Located on the professional campus of Mercer University in suburban Atlanta, the American Baptist Historical Society is the archive and historical interpreter of American Baptist Churches in the United States of America.
Materials held in the Archives Center include:
- original correspondence of home and overseas missionaries,
- official denominational minutes and publications,
- documents from the Baptist World Alliance,
- personal papers of Baptist leaders,
- photographs and glass slides,
- artifacts and mementos.
For several days, Joshua Finnell pored over the American Baptist Missionary Union Register to identify American Baptist missionaries with an affiliation with Denison University. A master list of missionaries can be found here. Whereas missionaries such as Gordon Seagrave are fairly well known, many lesser known Denison-affiliated missionaries were uncovered in the archive.
Lewis Ezra Hicks
Denison University class of 1868.
Natural History faculty at Denison University
President of Rangoon Baptist College
Wallace St. John
Denison University class of 1893
English Faculty Member at Rangoon Baptist College
Author of The Literature of Burma
Washington Irving Price
Denison University class of 1864
Appointed to Karen Mission of Shwegyin, Burma
In addition to research, Joshua spent several days discussing avenues of partnership between Denison University and the American Baptist Historical Society in digitizing the personal letters and correspondence of several Denison-affiliated missionaries with Dr. Deborah Bingham Van Broekhoven and Jan Ballard.

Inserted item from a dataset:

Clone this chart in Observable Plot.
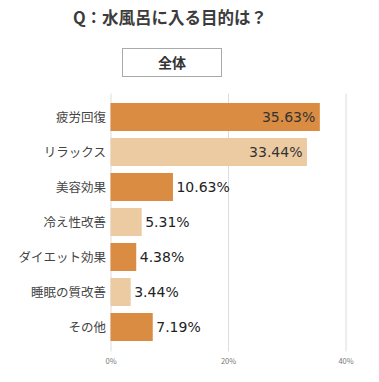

The American Baptist Historical Society will continue to be a valuable partner as the project continues to develop.
Underneath crisp autumn skies in New Haven, the project team spent a few days on the campus of Yale University. With the expert assistance of Martha Smalley, Joshua Finnell pored over boxes of pamphlets, letters, and official correspondence from American Baptists in Burma. Documents in the archives ranged from the founding of the Pyinma Agricultural School to the Karen Theological Seminary. Of particular interest was a report on the 1941 Japanese bombing of Burma by Gustaf A. Sword, presented at the Mission Secretaries’ Workshop in Granville, Ohio. The depth and breadth of the missionary collections at Yale are quite remarkable.
The Yale Divinity Library will play a key role in this project as they continue to digitize their vast missionary holdings. For example, the Yale Divinity Library holds more than 25,000 missionary postcards. These postcards were produced by mission sending agencies and distributed throughout Europe and America with the intent of promoting support for the missions’ work and providing information about non-Western peoples and customs.
More than 6,000 postcards have been digitized and are accessible via the following two websites:
We look forward to working with Martha Smalley, and the rest of the staff at the Yale Divinity Library, as our project expands.
This past week, Joshua Finnell & Sherry Harlacher spent several days at Northern Illinois University attending the
Dressing Difference: Exploring Ethnicities in Modern Burma opening at the NIU Art Museum and Imaging the Others: The Art of Ethnography in Modern Burma, an international symposium convened by the Center for Burma Studies.
Co-curated by Sherry Harlacher, director of the Denison Museum, and Catherine Raymond, director of the Center for Burma Studies, Dressing Difference will open at the Denison Museum on February 15, 2015. The exhibition questions the practice of categorizing ethnicities as an artificial construct viewed by outsiders. It also questions the display of “desirable” artifacts arranged in pseudo-scientific order. The focus is on one of the most ethnically diverse regions in the world. Objects arrayed around the gallery conform to an imaginary map of Myanmar/Burma. Groups along the walls inhabit the uplands encircling Burma’s Central Plain. The variety of hat styles displayed in the center of the gallery evokes the convergence and impact of intersecting trade routes. With diverse migratory origins and speaking a multiplicity of languages from three major linguistic families of Asia (Tibeto-Burman, Mon-Khmer, Tai-Kadai), ethnic groups are distinctive in their choice of clothing and accessories. This exhibition features seven selected ethnic groups: The Chin, Naga, Kachin, Lahu, Shan, Wa, Karen, and also the Bamar.
In conjunction with the exhibition, a day-long symposium, Imaging the Others, was held on Friday, September 19th. Dr. Laura Hostetler, Chair of the History Department at University of Illinois, Chicago, was the keynote speaker. Catherine Raymond underscored the complexity of illustrating ethnicity in modern Burma while Sherry Harlacher examined Fred W. Carey’s photographs and journals from his travels through the Chinese Shan States.
Meanwhile, Joshua Finnell spent a few days meeting with Hao Phan, Southeast Asia Curator at Founders Memorial Library, and Angie Schroeder, Senior Library Specialist in Rare Books and Special Collections, to assess NIU’s collection of historic Burmese maps. The team identified an 1824 relief map (hachures and spot heights) of the Burmese Empire drawn by H. Hamilton of the Surveyor’s General Office in Calcutta. The map is currently being scanned at high resolution by Brian Conant, and his wonderful team, at the Northern Illinois University Digitization Lab.